Quebecer chef (born 1961)

Normand Laprise (born 1961) is a Quebecer chef and author. He is the owner and head chef of Toqué! and Brasserie T! in Montreal, Quebec, Canada.

==Early life and education==
Normand Laprise was born in 1961 and raised on a farm in Kamouraska in the Bas-Saint-Laurent region of Quebec. At the age of 14 he began working in a restaurant as a dishwasher. After high school, not knowing what he wanted to do, he enrolled in culinary school at the École hôtelière de Charlesbourg in Quebec City, from which he graduated in 1981.

==Career==
Laprise worked four years at the restaurant Le Lutétia at the Hôtel de la Montagne in Montreal, after which he had internships in France and the United States. Starting in 1989, he ran restaurant Citrus in Montreal, until its closure four years later. He then attended the Stratford Chefs School in Stratford, Ontario.

In June 1993, along with Christine Lamarche, Laprise co-founded restaurant Toqué! on Saint Denis Street in Montreal. Toqué was given a five diamond rating by the American Automobile Association and the Canadian Automobile Association. In January 2004, Toqué relocated to the Centre CDP Capital in the Quartier international de Montréal. To In 2006, Laprise became a Relais & Châteaux Grand Chef.
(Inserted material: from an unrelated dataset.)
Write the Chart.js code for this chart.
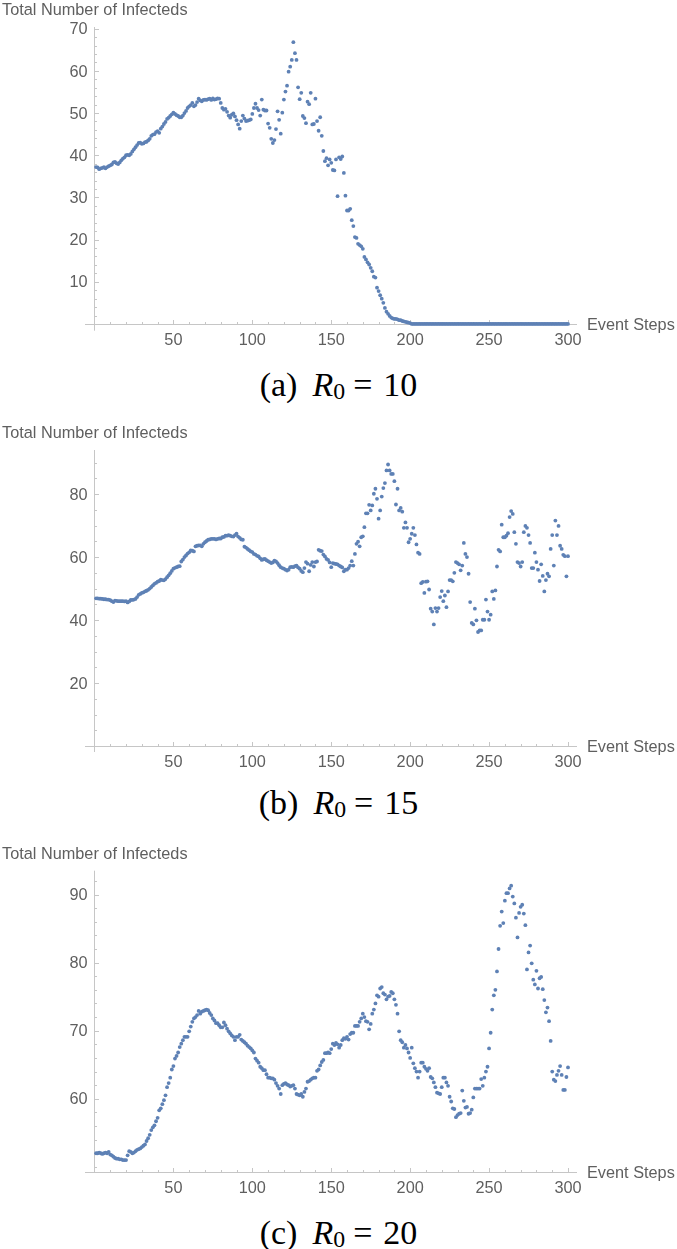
<!DOCTYPE html>
<html>
<head>
<meta charset="utf-8">
<script src="https://cdn.jsdelivr.net/npm/chart.js@4.4.1/dist/chart.umd.min.js"></script>
<style>
  html, body { margin: 0; padding: 0; background: #fff; }
  body { width: 677px; height: 1249px; position: relative; overflow: hidden; }
  canvas { position: absolute; left: 0; }
  .cap { position: absolute; left: 0; width: 677px; text-align: center; white-space: nowrap;
         font: 34px "Liberation Serif", serif; line-height: 34px; color: #000; }
  .cap i { margin-left: 15px; }
  .cap sub { font-size: 0.7em; vertical-align: -0.12em; line-height: 0; }
  .cap .eq { margin-left: 8px; }
  .cap .n { margin-left: 11px; }
</style>
</head>
<body>
<canvas id="chartA" width="677" height="360" style="top:0px"></canvas>
<canvas id="chartB" width="677" height="360" style="top:420px"></canvas>
<canvas id="chartC" width="677" height="360" style="top:840px"></canvas>
<div class="cap" style="top:368px">(a)<i>R</i><sub>0</sub><span class="eq">=</span><span class="n">10</span></div>
<div class="cap" style="top:786px">(b)<i>R</i><sub>0</sub><span class="eq">=</span><span class="n">15</span></div>
<div class="cap" style="top:1216px">(c)<i>R</i><sub>0</sub><span class="eq">=</span><span class="n">20</span></div>
<script>
// event steps 1..300
const steps = Array.from({ length: 300 }, (_, i) => i + 1);

// R0 = 10
const infectedR10 = [
  37.2, 37.1, 36.7, 36.9, 37.0, 37.2, 36.9, 37.2, 37.4, 37.6,
  37.8, 38.3, 38.4, 38.1, 37.9, 38.3, 38.8, 39.2, 39.5, 40.0,
  40.1, 40.0, 40.3, 40.9, 41.4, 41.9, 42.4, 42.9, 43.0, 42.7,
  42.8, 43.1, 43.2, 43.5, 43.9, 44.6, 44.9, 45.0, 45.5, 45.7,
  45.3, 46.3, 46.8, 47.4, 47.9, 48.6, 48.9, 49.3, 49.7, 50.1,
  49.8, 49.5, 49.3, 49.0, 49.0, 49.4, 50.0, 50.5, 51.2, 51.6,
  51.9, 52.4, 51.6, 51.9, 52.6, 53.4, 53.0, 52.8, 53.1, 53.2,
  53.1, 53.3, 53.4, 53.1, 53.5, 53.2, 53.3, 53.5, 53.4, 52.4,
  51.2, 50.8, 51.0, 50.3, 49.4, 48.9, 49.6, 49.9, 49.2, 48.3,
  47.3, 46.3, 48.1, 49.4, 48.7, 48.1, 48.2, 48.3, 48.5, 49.8,
  51.2, 52.2, 51.2, 50.7, 49.4, 53.2, 50.8, 50.6, 50.6, 47.5,
  46.5, 43.9, 42.9, 43.6, 46.2, 50.4, 48.4, 45.1, 50.1, 53.2,
  55.1, 56.5, 59.8, 61.0, 62.6, 66.8, 64.2, 62.6, 56.1, 53.3,
  54.8, 49.3, 48.8, 47.6, 52.7, 52.1, 54.8, 47.3, 47.4, 53.4,
  48.1, 45.8, 49.0, 44.6, 41.0, 38.6, 39.3, 37.6, 39.0, 38.2,
  36.5, 36.4, 39.0, 30.3, 39.5, 39.1, 39.7, 35.8, 30.4, 26.9,
  26.9, 27.3, 24.6, 23.2, 20.6, 20.4, 19.0, 18.7, 18.4, 17.8,
  15.9, 15.3, 14.6, 14.1, 13.3, 12.5, 11.2, 11.0, 8.6, 7.8,
  6.8, 6.0, 5.0, 3.8, 2.9, 2.4, 1.9, 1.5, 1.3, 1.2,
  1.2, 1.1, 0.9, 0.9, 0.7, 0.6, 0.5, 0.4, 0.3, 0.2,
  0, 0, 0, 0, 0, 0, 0, 0, 0, 0,
  0, 0, 0, 0, 0, 0, 0, 0, 0, 0,
  0, 0, 0, 0, 0, 0, 0, 0, 0, 0,
  0, 0, 0, 0, 0, 0, 0, 0, 0, 0,
  0, 0, 0, 0, 0, 0, 0, 0, 0, 0,
  0, 0, 0, 0, 0, 0, 0, 0, 0, 0,
  0, 0, 0, 0, 0, 0, 0, 0, 0, 0,
  0, 0, 0, 0, 0, 0, 0, 0, 0, 0,
  0, 0, 0, 0, 0, 0, 0, 0, 0, 0,
  0, 0, 0, 0, 0, 0, 0, 0, 0, 0
];

// R0 = 15
const infectedR15 = [
  46.9, 46.9, 46.8, 46.8, 46.7, 46.6, 46.6, 46.5, 46.5, 46.3,
  46.0, 45.7, 46.2, 46.1, 46.0, 46.0, 46.0, 46.0, 45.9, 46.0,
  45.6, 45.9, 46.4, 46.4, 46.5, 46.7, 47.3, 48.0, 48.3, 48.6,
  48.8, 49.1, 49.3, 49.6, 50.0, 50.5, 51.0, 51.5, 51.8, 52.2,
  52.4, 52.8, 52.7, 52.6, 53.0, 53.6, 54.2, 54.9, 55.6, 56.3,
  56.6, 56.8, 57.0, 57.1, 58.6, 59.2, 60.0, 60.5, 61.1, 61.5,
  62.1, 62.0, 61.8, 63.4, 63.6, 63.7, 63.7, 63.4, 64.2, 64.7,
  65.1, 65.5, 65.6, 65.8, 65.8, 65.8, 65.6, 65.8, 65.9, 65.9,
  66.3, 66.4, 66.8, 66.8, 67.0, 66.8, 66.6, 66.5, 67.0, 67.4,
  66.5, 66.1, 65.6, 65.5, 63.3, 63.0, 62.6, 62.2, 61.8, 61.6,
  61.0, 60.8, 60.4, 60.2, 59.6, 59.1, 59.3, 59.4, 59.0, 58.7,
  58.4, 58.1, 58.3, 58.9, 58.6, 58.1, 57.4, 56.8, 56.5, 56.3,
  56.0, 55.7, 56.0, 56.8, 56.9, 56.8, 57.1, 57.3, 56.7, 56.3,
  55.6, 55.2, 56.5, 58.4, 57.9, 55.5, 57.5, 58.4, 57.0, 58.4,
  58.6, 62.3, 62.0, 61.9, 60.8, 60.2, 59.4, 59.1, 58.3, 56.8,
  58.1, 57.9, 57.8, 57.7, 57.3, 57.0, 56.7, 55.5, 56.0, 56.0,
  56.5, 57.3, 58.7, 57.3, 61.0, 64.2, 64.9, 63.4, 66.3, 66.6,
  69.5, 73.9, 73.9, 76.6, 74.8, 76.4, 80.1, 81.7, 78.5, 72.2,
  74.8, 79.2, 81.9, 83.5, 87.5, 89.4, 87.5, 86.4, 86.4, 84.1,
  76.7, 81.7, 74.8, 75.6, 74.4, 69.3, 71.0, 69.3, 64.7, 65.8,
  67.4, 69.3, 67.0, 64.0, 61.4, 61.0, 51.7, 52.1, 48.6, 52.2,
  52.3, 49.7, 43.6, 42.7, 38.6, 43.8, 42.7, 43.8, 47.3, 49.2,
  46.0, 47.8, 44.1, 49.1, 52.7, 52.7, 52.3, 55.0, 58.4, 58.1,
  57.7, 55.8, 57.3, 64.5, 61.0, 60.0, 54.7, 45.7, 39.1, 38.6,
  43.6, 39.9, 36.2, 36.7, 36.7, 40.1, 40.1, 46.5, 42.7, 40.1,
  41.7, 49.1, 46.7, 49.4, 57.0, 62.3, 61.8, 70.3, 66.3, 66.3,
  66.8, 67.6, 72.7, 74.6, 73.7, 67.9, 64.2, 58.4, 58.1, 57.0,
  58.4, 67.9, 69.9, 69.3, 67.0, 64.5, 56.5, 56.5, 61.4, 58.4,
  56.0, 52.4, 57.7, 54.0, 49.1, 52.7, 54.7, 53.9, 62.6, 67.0,
  57.3, 71.6, 67.0, 69.9, 63.6, 62.6, 60.7, 60.3, 53.9, 60.3
];

// R0 = 20
const infectedR20 = [
  52.0, 52.0, 52.1, 52.0, 51.9, 52.0, 52.1, 52.0, 52.2, 51.8,
  51.7, 51.5, 51.3, 51.2, 51.2, 51.1, 51.1, 51.0, 51.0, 51.0,
  51.7, 52.3, 52.2, 52.0, 52.1, 52.3, 52.5, 52.6, 52.7, 52.9,
  53.1, 53.3, 53.8, 54.2, 54.7, 55.4, 55.8, 56.1, 56.7, 57.2,
  58.3, 58.6, 59.2, 59.8, 60.5, 61.7, 62.3, 63.1, 64.3, 64.8,
  65.9, 66.3, 66.8, 67.6, 68.1, 68.6, 69.1, 69.1, 69.1, 69.9,
  70.6, 71.3, 71.8, 72.0, 72.3, 72.9, 72.5, 72.8, 72.9, 73.0,
  73.1, 73.0, 72.6, 72.3, 71.8, 71.5, 71.1, 71.1, 70.8, 70.5,
  70.5, 71.2, 70.8, 70.3, 69.9, 69.6, 69.3, 69.1, 68.6, 69.1,
  69.1, 69.4, 68.7, 68.5, 68.3, 68.1, 67.8, 67.6, 67.4, 67.1,
  66.8, 65.9, 65.6, 65.3, 64.7, 64.5, 64.2, 64.2, 63.6, 63.1,
  63.1, 63.0, 63.0, 62.8, 62.3, 61.9, 61.5, 60.7, 62.0, 62.2,
  62.3, 62.1, 62.0, 61.8, 61.9, 62.0, 61.5, 60.7, 60.6, 60.5,
  60.7, 60.3, 61.0, 61.5, 62.5, 62.6, 62.8, 63.0, 63.1, 63.1,
  64.1, 64.3, 64.9, 65.4, 65.7, 66.7, 66.7, 66.8, 66.7, 67.3,
  68.1, 67.9, 68.2, 68.0, 67.5, 67.9, 68.6, 68.9, 68.8, 69.1,
  68.7, 69.5, 69.7, 69.7, 70.7, 70.7, 70.7, 71.3, 71.8, 72.5,
  72.0, 71.4, 71.3, 70.2, 71.0, 72.5, 73.1, 74.0, 75.2, 75.0,
  76.2, 76.4, 75.5, 75.3, 74.6, 75.0, 75.1, 75.7, 75.5, 74.6,
  73.8, 72.5, 69.9, 68.6, 68.3, 67.5, 67.9, 67.4, 66.8, 66.0,
  67.5, 65.2, 64.5, 64.0, 63.1, 64.0, 65.3, 65.3, 64.7, 64.4,
  64.1, 64.5, 63.2, 63.0, 62.4, 61.7, 60.9, 60.8, 60.7, 61.7,
  63.1, 63.1, 62.4, 61.9, 60.3, 59.6, 58.6, 58.5, 57.3, 57.6,
  57.8, 57.9, 61.2, 59.7, 58.7, 58.8, 57.8, 57.9, 58.4, 60.2,
  61.5, 61.5, 61.5, 61.5, 62.9, 61.9, 63.1, 64.0, 64.7, 67.4,
  69.7, 73.1, 75.2, 76.0, 78.7, 82.0, 85.4, 87.5, 85.8, 89.1,
  90.2, 90.2, 90.9, 91.3, 89.7, 88.7, 86.6, 83.7, 87.3, 88.2,
  88.5, 87.2, 85.5, 79.0, 81.5, 82.5, 79.9, 77.5, 76.8, 78.8,
  76.2, 77.7, 77.9, 76.1, 74.5, 72.7, 73.4, 71.4, 68.5, 64.0,
  62.8, 62.6, 63.5, 64.1, 64.8, 63.5, 61.3, 61.3, 63.2, 64.6
];

const xTicks = [50, 100, 150, 200, 250, 300];
const yTicksR10 = [10, 20, 30, 40, 50, 60, 70];
const yTicksR15 = [20, 40, 60, 80];
const yTicksR20 = [60, 70, 80, 90];
const yLabel = 'Total Number of Infecteds';
const xLabel = 'Event Steps';

const DOT = '#5e81b5';
const AXIS = '#c6c6c6';
const TEXT = '#5f5f5f';

// Mathematica-like axes: y axis at x=0, x axis at crossY, inward ticks
const mmaAxes = {
  id: 'mmaAxes',
  beforeDatasetsDraw(chart, args, o) {
    const { ctx, chartArea: a, scales: { x, y } } = chart;
    const ox = Math.round(x.getPixelForValue(0)) + 0.5;
    const oy = Math.round(y.getPixelForValue(o.crossY)) + 0.5;
    ctx.save();
    ctx.strokeStyle = AXIS;
    ctx.lineWidth = 1;
    ctx.beginPath();
    ctx.moveTo(a.left, oy); ctx.lineTo(a.right, oy);
    ctx.moveTo(ox, a.top); ctx.lineTo(ox, a.bottom);
    for (let v = o.xMinor; v <= x.max; v += o.xMinor) {
      const px = Math.round(x.getPixelForValue(v)) + 0.5;
      const len = xTicks.includes(v) ? 4.5 : 2.5;
      ctx.moveTo(px, oy); ctx.lineTo(px, oy - len);
    }
    for (let v = Math.ceil(y.min / o.yMinor) * o.yMinor; v <= y.max; v += o.yMinor) {
      if (v <= o.crossY) continue;
      const py = Math.round(y.getPixelForValue(v)) + 0.5;
      const len = o.yTicks.includes(v) ? 4.5 : 2.5;
      ctx.moveTo(ox, py); ctx.lineTo(ox + len, py);
    }
    ctx.stroke();

    ctx.fillStyle = TEXT;
    ctx.font = '16.3px "Liberation Sans", Arial, sans-serif';
    ctx.textBaseline = 'alphabetic';
    ctx.textAlign = 'center';
    xTicks.forEach(v => ctx.fillText(String(v), x.getPixelForValue(v), oy + 20));
    ctx.textAlign = 'right';
    o.yTicks.forEach(v => ctx.fillText(String(v), ox - 7, y.getPixelForValue(v) + 5.7));
    ctx.textAlign = 'left';
    ctx.fillText(yLabel, 2, a.top - 12);
    ctx.fillText(xLabel, a.right + 10, oy + 5.5);
    ctx.restore();
  }
};

function drawPanel(id, values, yTicks, spec) {
  const canvas = document.getElementById(id);
  const h = canvas.height;
  new Chart(canvas, {
    type: 'scatter',
    data: {
      datasets: [{
        data: steps.map((s, i) => ({ x: s, y: values[i] })),
        backgroundColor: DOT,
        borderWidth: 0,
        pointRadius: 1.9,
        pointHoverRadius: 1.9,
        clip: false
      }]
    },
    options: {
      responsive: false,
      animation: false,
      devicePixelRatio: 1,
      events: [],
      layout: {
        padding: {
          left: 85,
          right: 100,
          top: spec.areaTop - spec.canvasTop,
          bottom: spec.canvasTop + h - spec.areaBottom
        }
      },
      plugins: {
        legend: { display: false },
        tooltip: { enabled: false },
        mmaAxes: { crossY: spec.crossY, xMinor: 10, yMinor: spec.yMinor, yTicks: yTicks }
      },
      scales: {
        x: { type: 'linear', min: -6, max: 305.7, display: false },
        y: { type: 'linear', min: spec.yMin, max: spec.yMax, display: false }
      }
    },
    plugins: [mmaAxes]
  });
}

drawPanel('chartA', infectedR10, yTicksR10,
  { canvasTop: 0, areaTop: 27, areaBottom: 330.7, yMin: -1.6, yMax: 70.4, crossY: 0, yMinor: 2 });
drawPanel('chartB', infectedR15, yTicksR15,
  { canvasTop: 420, areaTop: 450, areaBottom: 752, yMin: -1.9, yMax: 94.0, crossY: 0, yMinor: 5 });
drawPanel('chartC', infectedR20, yTicksR20,
  { canvasTop: 840, areaTop: 870.7, areaBottom: 1172.3, yMin: 49.2, yMax: 93.5, crossY: 49.2, yMinor: 2 });
</script>
</body>
</html>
In June 2010, he founded Brasserie T!, a French-inspired gastropub located in the Quartier des spectacles.

Along with Jean-Luc Boulay and Pasquale Vari, Normand Laprise is one of the three permanent judges on Quebec’s top cooking competition TV show Les chefs! broadcast on ICI Radio-Canada Télé since 14 June 2010, which is hosted by Élyse Marquis et Daniel Vézina.

==Awards==
In 2009, Laprise was named a Knight of the National Order of Quebec for his promotion of Quebec cuisine. In 2014, he was named a Member of the Order of Canada for the same reason.

On May 3, 2013, Laprise won a James Beard Foundation Award for his book, Toqué! in the Cooking from a Professional Point of View category.